Il a été élu "personnalité de l'année" mi-décembre 2009 par le magazine américain Time, pour sa gestion de la crise financière, et pourtant Ben Bernanke est de plus en plus sur la sellette. Président de la FED depuis 2006, il a été nommé du temps de Georges W. Bush mais il est soutenu par Obama. Jusqu'à présent, on voyait en lui l'homme qui avait, par l'injection de dizaines de milliards de dollars sur les marchés financiers, empêché l'effondrement total du système bancaire américain ; celui aussi qui avait su agir rapidement sur les taux d'intérêt, ramenés quasiment à zéro pour faciliter le financement de l'économie.
Mais aujourd'hui, rien ne va plus et la fronde vient du Congrès américain. La commission bancaire du Sénat avait déjà exprimé ses réserves en auditionnant Ben Bernanke, au début du mois dernier. Elle lui reprochait de n'avoir pas su anticiper la crise des « subprimes », puisqu'il avait déjà les rênes de la Réserve fédérale depuis près de trois ans, quand elle a éclaté. La commission bancaire l’accusait aussi d'avoir privilégié, avec l'argent public, les banques et pas l'emploi américain.
Aujourd'hui, la situation de Ben Bernanke se détériore à cause du sauvetage de l'assureur américain AIG, qui se révèle de plus en plus coûteux...
Le Congrès reproche au gouverneur de la FED d’avoir engagé le Trésor américain à couvrir 100% des risques que les banques avaient assurés auprès d’AIG. Cette promesse qui visait à éviter la banqueroute de l'assureur américain, et par ricochet celle d’un certain nombre d’établissements bancaires, s’est transformée en fardeau pour les finances publiques. Outre les contrats d’assurance-vie, AIG vendait aussi des contrats d’assurance appelés « Credit default swap » aux banques, pour qu’elles puissent couvrir les risques qu'elles prenaient en acquérant des actifs dérivés des crédits hypothécaires. Des actifs aujourd’hui toxiques, qui se sont retrouvés éparpillés sur toute la planète.
Une facture de 62 milliards de dollars
Résultat : l'Etat américain se retrouve à dédommager de leurs pertes des banques américaines, alors qu’elles renouent avec des profits gigantesques, mais aussi des banques françaises... La facture est lourde : 62 milliards de dollars en tout, dont 16 milliards et demi pour la Société générale et 4,3 milliards pour Calyon, la filiale du Crédit agricole... Les deux banques françaises sont accusées d'avoir « bluffé » pour obtenir le remboursement intégral de leur couverture de risque ; de son côté, la FED est accusée de faiblesse…

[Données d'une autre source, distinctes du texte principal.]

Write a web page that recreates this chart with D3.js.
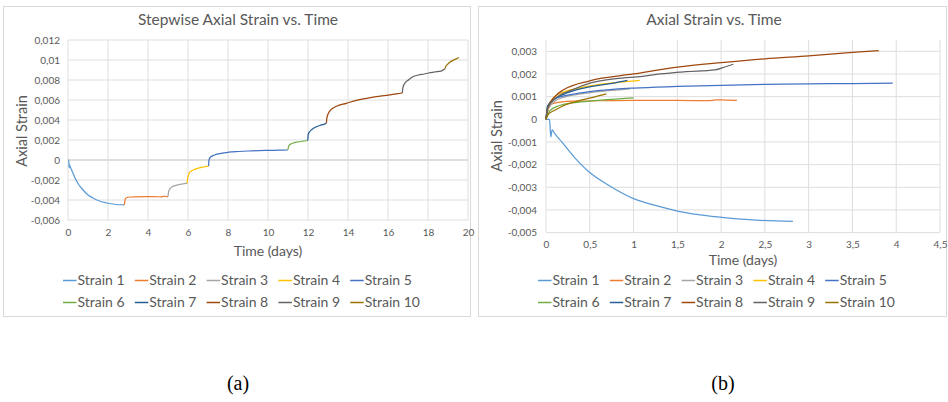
<!DOCTYPE html>
<html>
<head>
<meta charset="utf-8">
<script src="https://cdn.jsdelivr.net/npm/d3@7"></script>
<style>
  body { margin: 0; background: #fff; }
  svg { display: block; font-family: Lato, "Open Sans", sans-serif; }
</style>
</head>
<body>
<svg id="main" width="948" height="402"></svg>
<script>
var seriesNames = ["Strain 1", "Strain 2", "Strain 3", "Strain 4", "Strain 5",
                   "Strain 6", "Strain 7", "Strain 8", "Strain 9", "Strain 10"];
var seriesColors = ["#5B9BD5", "#ED7D31", "#A5A5A5", "#FFC000", "#4472C4",
                    "#70AD47", "#255E91", "#9E480E", "#636363", "#997300"];

// time since the start of each load step (days)
var dayPoints = [
  [0, 0.04, 0.055, 0.07, 0.1, 0.18, 0.33, 0.5, 0.71, 1.0, 1.25, 1.5, 1.93, 2.4, 2.82],
  [0, 0.03, 0.08, 0.3, 0.6, 1.0, 1.5, 1.85, 1.95, 2.05, 2.18],
  [0, 0.03, 0.1, 0.2, 0.4, 0.6, 0.8, 0.96],
  [0, 0.03, 0.1, 0.2, 0.4, 0.6, 0.8, 1.07],
  [0, 0.02, 0.1, 0.3, 0.5, 1.0, 1.5, 2.0, 2.5, 3.0, 3.5, 3.96],
  [0, 0.05, 0.15, 0.3, 0.5, 0.75, 1.0],
  [0, 0.02, 0.1, 0.2, 0.4, 0.6, 0.8, 0.93],
  [0, 0.02, 0.1, 0.2, 0.5, 1.0, 1.5, 2.0, 2.5, 3.0, 3.5, 3.8],
  [0, 0.02, 0.1, 0.3, 0.5, 0.8, 1.1, 1.3, 1.6, 1.93, 2.05, 2.14],
  [0, 0.02, 0.1, 0.2, 0.4, 0.55, 0.69]
];
// axial strain of each load step, measured from its own start
var strainPoints = [
  [0, 0, -0.00078, -0.00047, -0.00063, -0.001, -0.0017, -0.00235, -0.0029, -0.0035, -0.0038, -0.00405, -0.0043, -0.00445, -0.0045],
  [0, 0.0005, 0.0007, 0.0008, 0.00082, 0.00083, 0.00083, 0.00082, 0.00086, 0.00085, 0.00084],
  [0, 0.0005, 0.0008, 0.00097, 0.00112, 0.00122, 0.00129, 0.00134],
  [0, 0.0006, 0.001, 0.0012, 0.0014, 0.00153, 0.00162, 0.00172],
  [0, 0.0006, 0.0009, 0.0011, 0.00122, 0.00138, 0.00145, 0.0015, 0.00154, 0.00156, 0.00158, 0.0016],
  [0, 0.0004, 0.0006, 0.00072, 0.0008, 0.00088, 0.00095],
  [0, 0.0006, 0.0009, 0.0011, 0.00135, 0.0015, 0.00162, 0.00172],
  [0, 0.0005, 0.001, 0.0013, 0.0017, 0.002, 0.0023, 0.0025, 0.00267, 0.0028, 0.00295, 0.00303],
  [0, 0.0005, 0.0009, 0.0013, 0.0016, 0.0018, 0.0019, 0.002, 0.0021, 0.00218, 0.00232, 0.00243],
  [0, 0.0002, 0.0004, 0.0006, 0.00085, 0.00098, 0.00112]
];

var stepDayTicks = [0, 2, 4, 6, 8, 10, 12, 14, 16, 18, 20];
var stepStrainTicks = [-0.006, -0.004, -0.002, 0, 0.002, 0.004, 0.006, 0.008, 0.01, 0.012];
var dayTicks = [0, 0.5, 1, 1.5, 2, 2.5, 3, 3.5, 4, 4.5];
var strainTicks = [-0.005, -0.004, -0.003, -0.002, -0.001, 0, 0.001, 0.002, 0.003];

var svg = d3.select("#main");
var grey = "#595959", gridColor = "#DEDEDE";

function fmt(v) { return (+v.toFixed(4)).toString().replace(".", ","); }

// series for panel (a): every step chained onto the end of the previous one
var stepSeries = [];
var t0 = 0, e0 = 0;
dayPoints.forEach(function(days, i) {
  stepSeries.push(days.map(function(d, j) { return [t0 + d, e0 + strainPoints[i][j]]; }));
  t0 += days[days.length - 1];
  e0 += strainPoints[i][strainPoints[i].length - 1];
});
// series for panel (b): each step from its own origin
var relSeries = dayPoints.map(function(days, i) {
  return days.map(function(d, j) { return [d, strainPoints[i][j]]; });
});

function drawPanel(p) {
  var g = svg.append("g");
  g.append("rect")
    .attr("x", p.frame[0] + 0.5).attr("y", p.frame[1] + 0.5)
    .attr("width", p.frame[2]).attr("height", p.frame[3])
    .attr("fill", "#fff").attr("stroke", "#D9D9D9");

  var x = d3.scaleLinear().domain(p.xDomain).range([p.left, p.right]);
  var y = d3.scaleLinear().domain(p.yDomain).range([p.bottom, p.top]);

  // grid
  g.append("g").selectAll("line").data(p.xTicks).enter().append("line")
    .attr("x1", function(d) { return x(d); }).attr("x2", function(d) { return x(d); })
    .attr("y1", p.top).attr("y2", p.bottom)
    .attr("stroke", gridColor).attr("stroke-width", 1);
  g.append("g").selectAll("line").data(p.yTicks).enter().append("line")
    .attr("x1", p.left).attr("x2", p.right)
    .attr("y1", function(d) { return y(d); }).attr("y2", function(d) { return y(d); })
    .attr("stroke", gridColor).attr("stroke-width", function(d) { return d === 0 ? p.zeroWidth : 1; });

  // axes (labels only)
  var xAxis = g.append("g").attr("transform", "translate(0," + p.bottom + ")")
    .call(d3.axisBottom(x).tickValues(p.xTicks).tickFormat(fmt).tickSize(0).tickPadding(p.xPad));
  var yAxis = g.append("g").attr("transform", "translate(" + p.left + ",0)")
    .call(d3.axisLeft(y).tickValues(p.yTicks).tickFormat(fmt).tickSize(0).tickPadding(p.yPad));
  [xAxis, yAxis].forEach(function(a) {
    a.select(".domain").remove();
    a.attr("font-family", null).attr("font-size", 10);
    a.selectAll("text").attr("fill", grey);
  });

  // lines
  var line = d3.line()
    .x(function(d) { return x(d[0]); })
    .y(function(d) { return y(d[1]); })
    .curve(d3.curveMonotoneX);
  g.append("g").selectAll("path").data(p.series).enter().append("path")
    .attr("d", line)
    .attr("fill", "none")
    .attr("stroke", function(d, i) { return seriesColors[i]; })
    .attr("stroke-width", 1.25);

  // titles
  g.append("text")
    .attr("x", p.titleX).attr("y", 25)
    .attr("text-anchor", "middle").attr("font-size", 15.5).attr("fill", grey)
    .text(p.title);
  g.append("text")
    .attr("transform", "translate(" + p.yTitleX + "," + p.yTitleY + ") rotate(-90)")
    .attr("text-anchor", "middle").attr("font-size", 14.5).attr("fill", grey)
    .text("Axial Strain");
  g.append("text")
    .attr("x", (p.left + p.right) / 2).attr("y", p.xTitleY)
    .attr("text-anchor", "middle").attr("font-size", 14).attr("fill", grey)
    .text("Time (days)");

  // legend
  var legend = g.append("g").selectAll("g").data(seriesNames).enter().append("g")
    .attr("transform", function(d, i) {
      return "translate(" + (p.legendX + (i % 5) * 71.8) + "," + (i < 5 ? 285 : 307) + ")";
    });
  legend.append("line")
    .attr("x1", 0).attr("x2", 13.5).attr("y1", -4.5).attr("y2", -4.5)
    .attr("stroke", function(d, i) { return seriesColors[i]; })
    .attr("stroke-width", 1.5);
  legend.append("text")
    .attr("x", 14.5).attr("y", 0)
    .attr("font-size", 14).attr("fill", grey)
    .text(function(d) { return d; });

  svg.append("text")
    .attr("x", p.captionX).attr("y", 390)
    .attr("text-anchor", "middle")
    .attr("font-family", "'Liberation Serif', 'DejaVu Serif', serif")
    .attr("font-size", 20).attr("fill", "#000")
    .text(p.caption);
}

drawPanel({
  frame: [3, 6, 467, 310],
  left: 68, right: 468, top: 40, bottom: 220,
  xDomain: [0, 20], yDomain: [-0.006, 0.012],
  xTicks: stepDayTicks, yTicks: stepStrainTicks,
  xPad: 8.5, yPad: 8, zeroWidth: 2,
  series: stepSeries,
  title: "Stepwise Axial Strain vs. Time", titleX: 238,
  yTitleX: 27, yTitleY: 131, xTitleY: 256,
  legendX: 63,
  caption: "(a)", captionX: 238
});

drawPanel({
  frame: [478, 6, 468, 310],
  left: 546, right: 940, top: 40, bottom: 232.6,
  xDomain: [0, 4.5], yDomain: [-0.005, 0.0035],
  xTicks: dayTicks, yTicks: strainTicks,
  xPad: 8, yPad: 9, zeroWidth: 1,
  series: relSeries,
  title: "Axial Strain vs. Time", titleX: 714,
  yTitleX: 502, yTitleY: 136, xTitleY: 265,
  legendX: 538,
  caption: "(b)", captionX: 723
});
</script>
</body>
</html>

Ben Bernanke a promis un audit complet du sauvetage d’AIG : 250.000 pages de documents ont déjà été transmis à la commission de la Chambre des Représentants. Mais la reconduction du gouverneur à la tête de la FED pourrait être retardée, au moins jusqu'à la fin du mois. Ce ne serait pas la première fois : son prédécesseur, Alan Greenspan, avait attendu trois mois en 1996 ! Néanmoins, la situation économique n'est pas comparable, souligne Christine Rifflart, économiste à l'OFCE. "Je ne pense pas qu'on reste dans l'incertitude pendant plusieurs mois, ce ne serait pas un très bon signal donné aux marchés. On est quand même dans une période encore très sensible : le maintien des taux d'intérêts ne va pas durer éternellement, il faut une gestion fine des liquidités de la Banque centrale, ce n'est pas forcément très adroit de bloquer le fonctionnement de la Réserve fédérale en ce moment."
A défaut de faire durer le suspense plusieurs mois sur la reconduction de Ben Bernanke – le vice-président Donald Kohn pourrait alors assurer l’intérim -, le Congrès devrait en revanche réclamer une diminution du pouvoir de la FED sur les banques, dans le cadre de la réforme de la régulation financière aux Etats-Unis. Une perspective que Ben Bernanke craint : il a envoyé une lettre à la commission bancaire du Sénat, soulignant que cette supervision des banques n’était pas dissociable de l’exercice de la politique monétaire de la Réserve fédérale.